The economic strain of destitution will cause more damage to the image of the country than the demise of Air Zimbabwe after it has paid retrenchment packages. While Air Zimbabwe has the option to work out a recovery plan with its current owners and employees to retrenchment there will be no option for the government’s responsibility for the welfare of the destitute retrenchees.

The current retrenchment laws are meant to discourage wanton retrenchment of employees at the slightest hint of economic inconveniency for employing organizations by requiring them first to institute retrenchment avoidance measures and involving affected workers in developing strategies to overcome retrenchment threats.

Where all these have been done without success the employer must then apply to the Labour Minister for approval of the retrenchment option regardless of it having the support or disapproval of the Workers Committees and or Trade Unions.

In cases where procedure has been followed to the letter the Minister has always approved the retrenchments but it is in State owned companies like ZBH, Municipalities and Air Zimbabwe where the political appointees run to politicians for authorization to retrench without following due process where the courts have rightfully refused to sanction the illegal retrenchments.
In typical Zanu PF reaction to failure in courts Minister Biti is now announcing that the MDC has joined the Zanu PF bandwagon of refusing to live by judgments from courts through circumventing them with reactionary law changes.

The seniority of Hon Biti both in the MDC and Government makes his statements more worrisome than if they had been said by any other.
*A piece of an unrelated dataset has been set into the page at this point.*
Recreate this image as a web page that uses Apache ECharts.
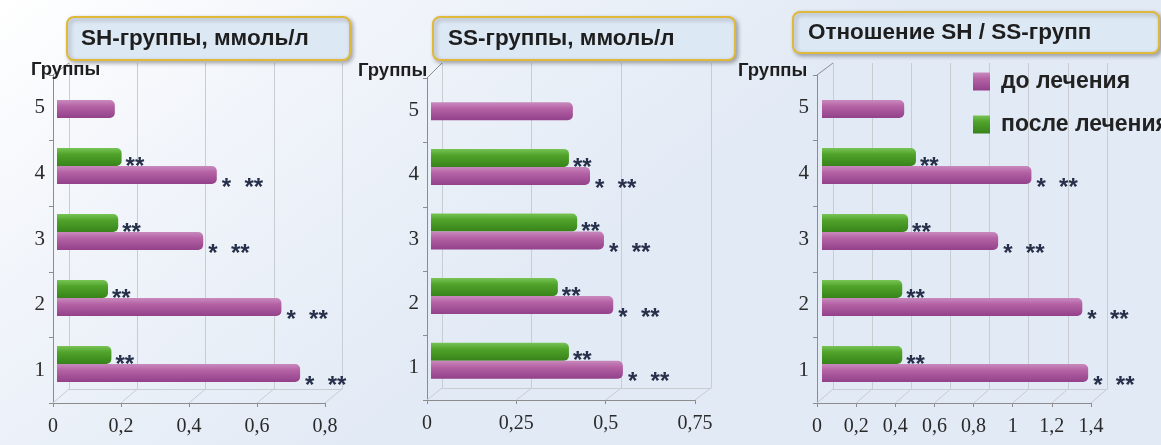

The reason why most cases are not being finalized at the Labour Courts is because Minister Biti lacks emotional empathy and sympathy for the prejudiced employees who have been unlawfully laid off and fought for years in some cases decades to reverse the injustices they have been meted by unscrupulous and powerful employers.

If he had he would have long paid attention to numerous reports and recommendations from the courts to address the paralysis in the courts caused by migration to multi currency usage without guidance on what should happen to cases that occurred during the Zimdollar era that spilled into the Multicurrency era before resolution.

With his attitude that employers are always on the losing side in retrenchment cases it is not surprising why he has not been willing to order that courts must convert pre-multi currency claims to multi currency equivalents to the official Reserve Bank rate of exchange prevailing at the time the disputed separations occurred.

But the same employers he wrongly believes are now holding the losing end in severance package backed separations had access to the funds they denied the employees whose contracts they knew they had willfully and deliberately terminated unlawfully in the security of knowledge that even if they were to be ordered by the courts to reinstate or retrench by way of damages in lieu of illegal terminations the payments would amount to nothing after hyperinflation interventions are taken into account.

How Biti who has been so incisive in his assessment of issues troubling the country has failed to see through the smokescreen put up by employers that they are handicapped by stringent retrenchment laws from turning around companies is surprising.

It is a ruse that has absolutely no justification because the same employers have made substantive profits from the use of the same employees that they have invested elsewhere and are still yielding benefit to them but that they do not want to prop up institutions they have looted.

They would rather see the Minister dig his own political grave by confronting his key worker constituency with labour laws that endear him to the filthy rich employers who sucked wealth from the impoverished workers now being squarely burdened to pay the price for the looting by the employers through unjustified and easy to implement retrenchments.

Unless the review of the Labour Act improves the security of tenure in jobs by workers the MDC will invite protest votes against it in any future elections and that is political suicide the party can ill afford at a time when Zanu PF is leaving no stone unturned in its efforts to reclaim the lost confidence of the workers in it.